* **AIM**
Copy the data precisely, character for character, and leave out every picture.

* **RECORDED DATA**
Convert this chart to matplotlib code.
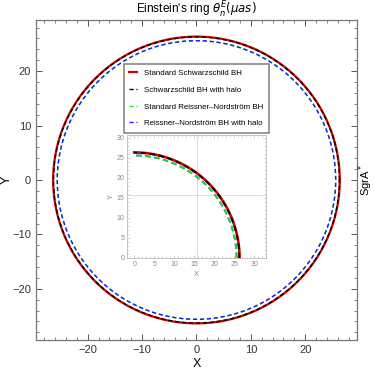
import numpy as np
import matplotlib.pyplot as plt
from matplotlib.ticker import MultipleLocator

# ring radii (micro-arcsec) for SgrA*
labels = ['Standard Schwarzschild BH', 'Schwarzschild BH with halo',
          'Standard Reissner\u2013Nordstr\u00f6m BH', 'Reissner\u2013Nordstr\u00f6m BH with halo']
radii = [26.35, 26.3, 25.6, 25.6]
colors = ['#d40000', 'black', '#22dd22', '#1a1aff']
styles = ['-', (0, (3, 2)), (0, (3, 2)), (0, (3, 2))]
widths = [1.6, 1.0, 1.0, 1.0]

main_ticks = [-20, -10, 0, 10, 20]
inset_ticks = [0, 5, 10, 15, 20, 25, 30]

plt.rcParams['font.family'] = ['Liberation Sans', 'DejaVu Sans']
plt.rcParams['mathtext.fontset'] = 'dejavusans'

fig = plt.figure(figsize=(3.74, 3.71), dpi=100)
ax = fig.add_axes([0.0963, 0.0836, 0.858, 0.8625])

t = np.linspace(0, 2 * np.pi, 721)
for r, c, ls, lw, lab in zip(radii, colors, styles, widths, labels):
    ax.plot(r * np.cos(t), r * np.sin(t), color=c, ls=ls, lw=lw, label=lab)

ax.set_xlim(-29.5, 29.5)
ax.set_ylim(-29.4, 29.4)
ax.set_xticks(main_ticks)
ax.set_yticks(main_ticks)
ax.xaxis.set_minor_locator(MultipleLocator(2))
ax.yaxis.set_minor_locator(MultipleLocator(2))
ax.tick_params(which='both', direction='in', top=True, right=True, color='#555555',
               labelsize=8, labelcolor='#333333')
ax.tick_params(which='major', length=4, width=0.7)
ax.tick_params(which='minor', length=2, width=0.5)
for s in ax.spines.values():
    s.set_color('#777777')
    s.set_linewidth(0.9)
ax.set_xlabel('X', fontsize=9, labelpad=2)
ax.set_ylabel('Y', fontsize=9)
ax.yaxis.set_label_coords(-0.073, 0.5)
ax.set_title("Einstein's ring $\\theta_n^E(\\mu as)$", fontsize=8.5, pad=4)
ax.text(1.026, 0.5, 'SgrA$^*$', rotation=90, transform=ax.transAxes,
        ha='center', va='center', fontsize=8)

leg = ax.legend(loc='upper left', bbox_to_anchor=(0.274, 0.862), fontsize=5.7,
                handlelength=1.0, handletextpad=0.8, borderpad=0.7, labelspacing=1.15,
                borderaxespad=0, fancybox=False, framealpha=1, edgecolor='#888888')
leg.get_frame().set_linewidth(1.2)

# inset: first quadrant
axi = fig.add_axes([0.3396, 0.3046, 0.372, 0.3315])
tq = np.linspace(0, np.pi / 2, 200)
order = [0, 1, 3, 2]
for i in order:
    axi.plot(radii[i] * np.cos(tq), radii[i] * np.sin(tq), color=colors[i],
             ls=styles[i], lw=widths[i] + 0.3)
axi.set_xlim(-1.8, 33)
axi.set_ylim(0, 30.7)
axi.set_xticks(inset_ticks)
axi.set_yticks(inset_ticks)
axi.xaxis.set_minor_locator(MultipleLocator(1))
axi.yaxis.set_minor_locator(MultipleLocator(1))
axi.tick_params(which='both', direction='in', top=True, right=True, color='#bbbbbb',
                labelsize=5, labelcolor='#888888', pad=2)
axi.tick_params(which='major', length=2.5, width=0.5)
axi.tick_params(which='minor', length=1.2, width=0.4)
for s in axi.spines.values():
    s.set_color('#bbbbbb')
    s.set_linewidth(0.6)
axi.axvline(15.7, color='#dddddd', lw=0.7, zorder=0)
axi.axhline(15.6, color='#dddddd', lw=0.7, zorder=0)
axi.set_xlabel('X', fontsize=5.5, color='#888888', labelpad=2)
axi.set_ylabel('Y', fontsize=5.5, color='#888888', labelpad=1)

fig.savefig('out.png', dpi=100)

* **CORRECT RESULT**
Convert this chart to matplotlib code.
import numpy as np
import matplotlib.pyplot as plt
from matplotlib.ticker import MultipleLocator

# ring radii (micro-arcsec) for SgrA*
labels = ['Standard Schwarzschild BH', 'Schwarzschild BH with halo',
          'Standard Reissner\u2013Nordstr\u00f6m BH', 'Reissner\u2013Nordstr\u00f6m BH with halo']
radii = [26.35, 26.3, 25.6, 25.6]
colors = ['#d40000', 'black', '#22dd22', '#1a1aff']
styles = ['-', (0, (3, 2)), (0, (3, 2)), (0, (3, 2))]
widths = [1.6, 1.0, 1.0, 1.0]

main_ticks = [-20, -10, 0, 10, 20]
inset_ticks = [0, 5, 10, 15, 20, 25, 30]

plt.rcParams['font.family'] = ['Liberation Sans', 'DejaVu Sans']
plt.rcParams['mathtext.fontset'] = 'dejavusans'

fig = plt.figure(figsize=(3.74, 3.71), dpi=100)
ax = fig.add_axes([0.0963, 0.0836, 0.858, 0.8625])

t = np.linspace(0, 2 * np.pi, 721)
for r, c, ls, lw, lab in zip(radii, colors, styles, widths, labels):
    ax.plot(r * np.cos(t), r * np.sin(t), color=c, ls=ls, lw=lw, label=lab)

ax.set_xlim(-29.5, 29.5)
ax.set_ylim(-29.4, 29.4)
ax.set_xticks(main_ticks)
ax.set_yticks(main_ticks)
ax.xaxis.set_minor_locator(MultipleLocator(2))
ax.yaxis.set_minor_locator(MultipleLocator(2))
ax.tick_params(which='both', direction='in', top=True, right=True, color='#555555',
               labelsize=8, labelcolor='#333333')
ax.tick_params(which='major', length=4, width=0.7)
ax.tick_params(which='minor', length=2, width=0.5)
for s in ax.spines.values():
    s.set_color('#777777')
    s.set_linewidth(0.9)
ax.set_xlabel('X', fontsize=9, labelpad=2)
ax.set_ylabel('Y', fontsize=9)
ax.yaxis.set_label_coords(-0.073, 0.5)
ax.set_title("Einstein's ring $\\theta_n^E(\\mu as)$", fontsize=8.5, pad=4)
ax.text(1.026, 0.5, 'SgrA$^*$', rotation=90, transform=ax.transAxes,
        ha='center', va='center', fontsize=8)

leg = ax.legend(loc='upper left', bbox_to_anchor=(0.274, 0.862), fontsize=5.7,
                handlelength=1.0, handletextpad=0.8, borderpad=0.7, labelspacing=1.15,
                borderaxespad=0, fancybox=False, framealpha=1, edgecolor='#888888')
leg.get_frame().set_linewidth(1.2)

# inset: first quadrant
axi = fig.add_axes([0.3396, 0.3046, 0.372, 0.3315])
tq = np.linspace(0, np.pi / 2, 200)
order = [0, 1, 3, 2]
for i in order:
    axi.plot(radii[i] * np.cos(tq), radii[i] * np.sin(tq), color=colors[i],
             ls=styles[i], lw=widths[i] + 0.3)
axi.set_xlim(-1.8, 33)
axi.set_ylim(0, 30.7)
axi.set_xticks(inset_ticks)
axi.set_yticks(inset_ticks)
axi.xaxis.set_minor_locator(MultipleLocator(1))
axi.yaxis.set_minor_locator(MultipleLocator(1))
axi.tick_params(which='both', direction='in', top=True, right=True, color='#bbbbbb',
                labelsize=5, labelcolor='#888888', pad=2)
axi.tick_params(which='major', length=2.5, width=0.5)
axi.tick_params(which='minor', length=1.2, width=0.4)
for s in axi.spines.values():
    s.set_color('#bbbbbb')
    s.set_linewidth(0.6)
axi.axvline(15.7, color='#dddddd', lw=0.7, zorder=0)
axi.axhline(15.6, color='#dddddd', lw=0.7, zorder=0)
axi.set_xlabel('X', fontsize=5.5, color='#888888', labelpad=2)
axi.set_ylabel('Y', fontsize=5.5, color='#888888', labelpad=1)

fig.savefig('out.png', dpi=100)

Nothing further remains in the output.